The case is Harris v. Quinn and has to do with whether it’s constitutional for public employees to pay compulsory dues to a union. According to SCOTUSblog, much of the discussion that took place during oral arguments in January revolved around whether the court should overturn Abood v. Detroit Board of Education (1977), which was the first major ruling that essentially allowed public unions to exist and collect dues from government workers.
According to SCOTUSblog, both sides perceived the case “to be a severe test of public worker collective bargaining.”
Now, to be sure, Wisconsin’s State Bar is not a union. It is, however, a quasi-governmental body to which all attorneys in state must belong, and to which the majority must pay dues. There is no collective bargaining.

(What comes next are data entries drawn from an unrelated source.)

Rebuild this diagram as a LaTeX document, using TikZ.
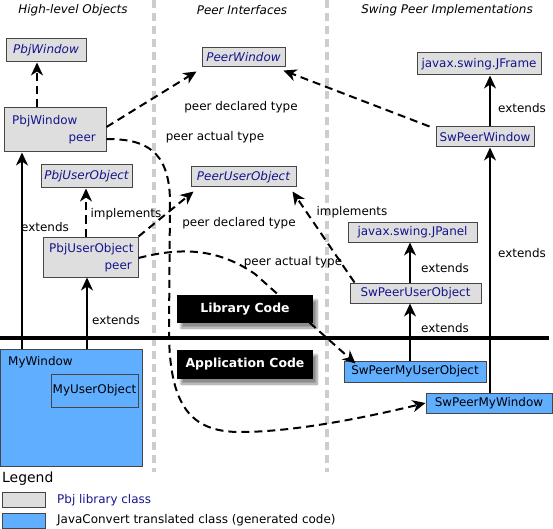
\documentclass[tikz,border=0pt]{standalone}
\usepackage{fontspec}
\setmainfont{DejaVu Sans}
\usetikzlibrary{arrows.meta,fit,shadows.blur}
\definecolor{navy}{RGB}{20,20,140}
\definecolor{libfill}{RGB}{222,222,222}
\definecolor{genfill}{RGB}{96,174,255}
\definecolor{boxline}{RGB}{70,70,70}
\definecolor{sepgray}{RGB}{205,205,205}
\begin{document}
\begin{tikzpicture}[x=1bp,y=-1bp,
  font=\fontsize{12}{14}\selectfont,
  tip/.style={-{Stealth[length=13bp,width=12bp,inset=4bp]}},
  solidarrow/.style={tip,line width=2bp,black},
  dasharrow/.style={tip,line width=2bp,black,dash pattern=on 8bp off 5bp},
  libbox/.style={draw=boxline,fill=libfill,line width=1bp,inner sep=0pt},
  genbox/.style={draw=boxline,fill=genfill,line width=1bp,inner sep=0pt},
  libtext/.style={text=navy,inner sep=0pt},
  libital/.style={text=navy,inner sep=0pt,font=\fontsize{12}{14}\selectfont\itshape},
  gentext/.style={text=black,inner sep=0pt},
  codebox/.style={fill=black,inner sep=0pt,
    blur shadow={shadow xshift=4bp,shadow yshift=-5bp,shadow blur steps=8,shadow opacity=45}},
  codetext/.style={text=white,font=\fontsize{12.5}{14}\selectfont\bfseries,inner sep=0pt},
  lbl/.style={inner sep=1pt,text=black},
  hdr/.style={inner sep=0pt,font=\fontsize{12}{14}\selectfont\itshape},
  sep/.style={line width=4bp,sepgray,dash pattern=on 8bp off 5bp}
]
\useasboundingbox (0,0) rectangle (553,529);
% separators
\draw[sep] (154,0) -- (154,472);
\draw[sep] (327,0) -- (327,472);
% headers
\node[hdr] (h1) at (73,10) {High-level Objects};
\node[hdr] (h2) at (242,10) {Peer Interfaces};
\node[hdr] (h3) at (447,10) {Swing Peer Implementations};
% library/application divider
\draw[line width=4bp] (0,338) -- (549,338);
% boxes
\node[libbox,fit={(6,39) (86,62)}] (pbjw) {};
\node[libital] (pbjwt) at (pbjw.center) {PbjWindow};
\node[libbox,fit={(202,48) (285,67)}] (peerw) {};
\node[libital] (peerwt) at (peerw.center) {PeerWindow};
\node[libbox,fit={(417,53) (541,75)}] (jframe) {};
\node[libtext] (jframet) at (jframe.center) {javax.swing.JFrame};
\node[libbox,fit={(4,108) (106,152)}] (pbjwp) {};
\node[libtext,anchor=west] (pbjwpa) at (12,121) {PbjWindow};
\node[libtext,anchor=east] (pbjwpb) at (96,139) {peer};
\node[libbox,fit={(436,127) (534,147)}] (swpw) {};
\node[libtext] (swpwt) at (swpw.center) {SwPeerWindow};
\node[libbox,fit={(41,165) (132,188)}] (pbjuo) {};
\node[libital] (pbjuot) at (pbjuo.center) {PbjUserObject};
\node[libbox,fit={(191,167) (296,187)}] (peeruo) {};
\node[libital] (peeruot) at (peeruo.center) {PeerUserObject};
\node[libbox,fit={(348,222) (477,242)}] (jpanel) {};
\node[libtext] (jpanelt) at (jpanel.center) {javax.swing.JPanel};
\node[libbox,fit={(43,237) (138,277)}] (pbjuop) {};
\node[libtext,anchor=west] (pbjuopa) at (49,249) {PbjUserObject};
\node[libtext,anchor=east] (pbjuopb) at (132,267) {peer};
\node[libbox,fit={(350,283) (481,303)}] (swpuo) {};
\node[libtext] (swpuot) at (swpuo.center) {SwPeerUserObject};
\node[genbox,fit={(0,349) (142,466)}] (mywin) {};
\node[gentext,anchor=west] (mywint) at (8,362) {MyWindow};
\node[genbox,fit={(51,374) (138,407)}] (myuo) {};
\node[gentext] (myuot) at (myuo.center) {MyUserObject};
\node[genbox,fit={(344,361) (486,382)}] (swpmuo) {};
\node[gentext] (swpmuot) at (swpmuo.center) {SwPeerMyUserObject};
\node[genbox,fit={(426,393) (552,413)}] (swpmw) {};
\node[gentext] (swpmwt) at (swpmw.center) {SwPeerMyWindow};
% coordinates for connector ends
\coordinate (a1s) at (22,349);
\coordinate (a2s) at (87,349);
% solid arrows
\draw[solidarrow] (a1s) -- (pbjwp.south -| a1s);
\draw[solidarrow] (a2s) -- (pbjuop.south -| a2s);
\draw[solidarrow] (swpw.north -| 490,0) -- (jframe.south -| 490,0);
\draw[solidarrow] (swpmw.north -| 490,0) -- (swpw.south -| 490,0);
\draw[solidarrow] (swpuo.north -| 410,0) -- (jpanel.south -| 410,0);
\draw[solidarrow] (swpmuo.north -| 410,0) -- (swpuo.south -| 410,0);
% dashed arrows
\draw[dasharrow] (pbjwp.north -| 37,0) -- (pbjw.south -| 37,0);
\draw[dasharrow] (pbjuop.north -| 86,0) -- (pbjuo.south -| 86,0);
\draw[dasharrow] (pbjwp.east |- 0,127) -- ([shift={(-5bp,-4bp)}]peerw.south west);
\draw[dasharrow] (pbjuop.north east) -- ([shift={(3bp,-4bp)}]peeruo.south west);
\draw[dasharrow] ([xshift=-6bp]swpw.north west) -- ([shift={(-2bp,-3bp)}]peerw.south east);
\draw[dasharrow] ([xshift=5bp]swpuo.north west) -- ([shift={(-4bp,-4bp)}]peeruo.south east);
\draw[dasharrow] (pbjwp.east |- 0,139) .. controls (145,139) and (169,150) .. (170,200)
  -- (169,330) .. controls (169,405) and (190,432) .. (240,432)
  .. controls (300,432) and (380,414) .. (swpmw.west);
\draw[dasharrow] (pbjuop.east |- 0,258) .. controls (185,246) and (220,250) .. (255,274)
  -- ([shift={(12bp,-3bp)}]swpmuo.north west);
% code boxes (on top of connectors)
\node[codebox,fit={(177,295) (313,323)}] (libcode) {};
\node[codetext] (libcodet) at (libcode.center) {Library Code};
\node[codebox,fit={(177,350) (313,379)}] (appcode) {};
\node[codetext] (appcodet) at (appcode.center) {Application Code};
% labels
\node[lbl] (l1) at (45,227) {extends};
\node[lbl] (l2) at (116,320) {extends};
\node[lbl] (l3) at (126,214) {implements};
\node[lbl] (l4) at (241,107) {peer declared type};
\node[lbl] (l5) at (215,137) {peer actual type};
\node[lbl] (l6) at (239,223) {peer declared type};
\node[lbl] (l7) at (293,262) {peer actual type};
\node[lbl] (l8) at (352,212) {implements};
\node[lbl] (l9) at (522,108) {extends};
\node[lbl] (l10) at (522,253) {extends};
\node[lbl] (l11) at (445,268) {extends};
\node[lbl] (l12) at (445,328) {extends};
% legend
\node[anchor=west,inner sep=0pt,font=\fontsize{14}{16}\selectfont] (leg) at (2,479) {Legend};
\node[libbox,fit={(2,492) (45,507)}] (legl) {};
\node[genbox,fit={(2,513) (45,528)}] (legg) {};
\node[libtext,anchor=west] (leglt) at (57,500) {Pbj library class};
\node[gentext,anchor=west] (leggt) at (57,520) {JavaConvert translated class (generated code)};
\end{tikzpicture}
\end{document}
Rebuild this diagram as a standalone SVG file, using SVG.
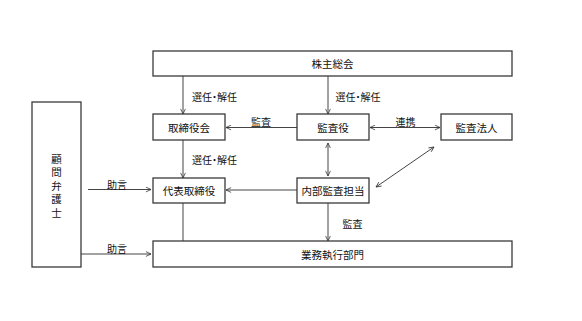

However, the U.S. Supreme Court, in Keller v. State Bar of California (1990), did say “there is a substantial analogy between the relationship of the Bar and its members and that of unions and their members.” In its analysis, the high court relied on Abood.
That analogy did not appear to be lost on the bar during its Board of Governors meeting Wednesday afternoon. Executive Director George Brown told BOG members Wednesday that he and bar staff were awaiting the decision to determine any possible effects.
He also told the BOG that SCOTUS watchers think the decision will split the justices 4-4, and that Justice Antonin Scalia could cast the deciding vote.
BOG member Steve Levine, whose term ends Monday, is a longtime advocate for a voluntary bar in Wisconsin. He said the pending decision could affect the bar. It’s hard to predict, though, until the scope of the decision is revealed.
If the ruling is broad, for example, bar members could elect to only pay certain portions of dues. Right now, Keller dues – money bar members can get back if they don’t want to pay for legislative activities that don’t seek to improve the quality of legal services – are subtracted and returned from a person’s dues. In the future, a lawyer may be able to make that choice before the dues are paid.
Levine also said this could apply to other portions of now-mandatory dues. If the ruling goes to its logical extreme, it could mean that attorneys could choose not to pay dues at all.
In other words, this could be a boon for Levine and the rest of the voluntary bar champions.